If you're tired of the ups and downs of being motivated to eat right one minute and caving into the next tasty thing you see at the corner store the next, then meal planning and meal prep are going to be your new best friends! Not to overload you in one post, here are three super basic tips to keep in mind as you try your hand at meal planning and preparation:


  1. Start with meal planning. While both planning and prep are important, you can't prepare something if you don't have a recipe, proper ingredients and the time to actually do it. By skipping this step, you're setting yourself up to skip meals, become hangry and reach for the nearest doughnut or other processed food you can get. 

  2. Pick a day and put it on the calendar. Consistency is key, as is carving out the time. The best way to do this is decide what day you will have a little bit of time to sit down, evaluate the upcoming week, browse a few recipes or brainstorm things you already know how to make, and then create a shopping list. Note: you do not need to plan and shop on the same day!
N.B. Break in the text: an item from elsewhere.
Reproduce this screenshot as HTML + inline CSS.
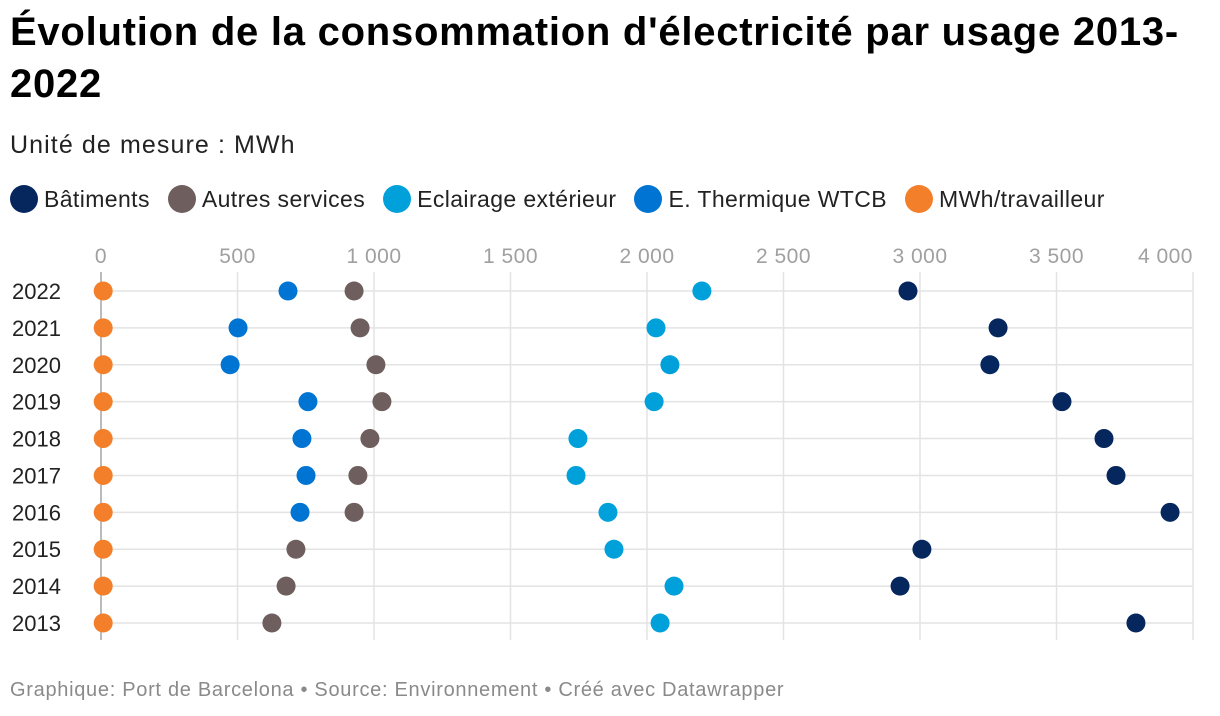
<!DOCTYPE html>
<html><head><meta charset="utf-8"><style>
body{margin:0;width:1220px;height:716px;background:#fff;font-family:"Liberation Sans",Arial,sans-serif;overflow:hidden;position:relative}
h1{position:absolute;left:10px;top:6px;margin:0;font-size:40px;line-height:52px;font-weight:bold;color:#000;letter-spacing:0.75px;white-space:nowrap}
.sub{position:absolute;left:10px;top:131px;font-size:25px;color:#222;letter-spacing:1.1px}
.legend{position:absolute;left:10px;top:185px;font-size:23px;color:#222;display:flex;letter-spacing:0.4px;white-space:nowrap}
.li{display:flex;align-items:center;margin-right:18px}
.dot{width:28px;height:28px;border-radius:50%;margin-right:6px}
.foot{position:absolute;left:10px;top:679px;font-size:20px;color:#8a8a8a;letter-spacing:0.7px;white-space:nowrap}
svg{position:absolute;left:0;top:0}
</style></head><body>
<h1>Évolution de la consommation d'électricité par usage 2013-<br>2022</h1>
<div class="sub">Unité de mesure : MWh</div>
<div class="legend">
<div class="li"><div class="dot" style="background:#06275e"></div>Bâtiments</div>
<div class="li"><div class="dot" style="background:#6e5f5e"></div>Autres services</div>
<div class="li"><div class="dot" style="background:#00a1db"></div>Eclairage extérieur</div>
<div class="li"><div class="dot" style="background:#0074d2"></div>E. Thermique WTCB</div>
<div class="li"><div class="dot" style="background:#f47f2a"></div>MWh/travailleur</div>
</div>
<svg id="chart" width="1220" height="716"></svg>
<div class="foot">Graphique: Port de Barcelona • Source: Environnement • Créé avec Datawrapper</div>
<script>
const years=["2022","2021","2020","2019","2018","2017","2016","2015","2014","2013"];
const ticks=[0,500,1000,1500,2000,2500,3000,3500,4000];
const tickLabels=["0","500","1 000","1 500","2 000","2 500","3 000","3 500","4 000"];
const batiments=[2956,3286,3256,3520,3674,3718,3916,3007,2927,3791];
const autres=[927,949,1007,1029,985,941,927,714,678,626];
const eclairage=[2201,2033,2084,2026,1747,1740,1857,1879,2099,2048];
const thermique=[685,502,473,758,736,751,729,null,null,null];
const travailleur=[8,8,8,8,8,8,8,8,8,8];
const NS="http://www.w3.org/2000/svg";
const svg=document.getElementById('chart');
const x=v=>101+v*(1193-101)/4000;
const y=i=>291+i*(623-291)/9;
function mk(t,a){const e=document.createElementNS(NS,t);for(const k in a)e.setAttribute(k,a[k]);svg.appendChild(e);return e;}
ticks.forEach((t,i)=>{
 const l=mk('line',{x1:x(t),x2:x(t),y1:272,y2:640,stroke:t===0?'#bbb':'#e3e3e3','stroke-width':t===0?2:1.5});
 
 
 const last=i===ticks.length-1;
 const tx=mk('text',{x:x(t),y:263,'text-anchor':last?'end':'middle','font-size':21,fill:'#a0a0a0','font-family':'Liberation Sans, sans-serif','letter-spacing':'0.5'});
 tx.textContent=tickLabels[i];
 
 
});
years.forEach((yr,i)=>{
 const l=mk('line',{x1:101,x2:1193,y1:y(i),y2:y(i),stroke:'#e3e3e3','stroke-width':1.5});
 
 
 const t=mk('text',{x:12,y:y(i)+8,'font-size':22,fill:'#222','font-family':'Liberation Sans, sans-serif'});
 t.textContent=yr;
 
 
});
const series=[[travailleur,'#f47f2a','travailleur'],[thermique,'#0074d2','thermique'],[autres,'#6e5f5e','autres'],[eclairage,'#00a1db','eclairage'],[batiments,'#06275e','batiments']];
series.forEach(([arr,c,n])=>{arr.forEach((v,i)=>{
 if(v==null)return;
 const d=mk('circle',{cx:x(v),cy:y(i),r:9.5,fill:c});
 
 
});});
</script>
</body></html>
I personally like planning on Friday and grocery shopping Saturday so I can do a bit of prep on Sunday (but more on that in a future post). This will depend entirely your schedule and personal preference.

  3. Keep it simple. As with anything, it might be tempting to go all in and start adding new recipes to your calendar back to back. But if they are new to you, they may take longer than expected (don't trust the stated prep and cook times on most recipes), you may have more or less leftovers than planned, etc. Start small and see how it goes. Remember, you don't even need to use recipes if you have a few go-to items you can rely on already. Things like tuna / chicken / egg salad sandwiches, roasted vegetables, and pasta with some added protein are quick to make and don't require much prep time.


As you start building your weekly meal planning habit, then you can begin to experiment with more complex recipes, cooking more throughout the week and even things like batch cooking ahead of time. But until then, reflect on what worked for you and what didn't each week to create a customized routine that compliments your busy lifestyle.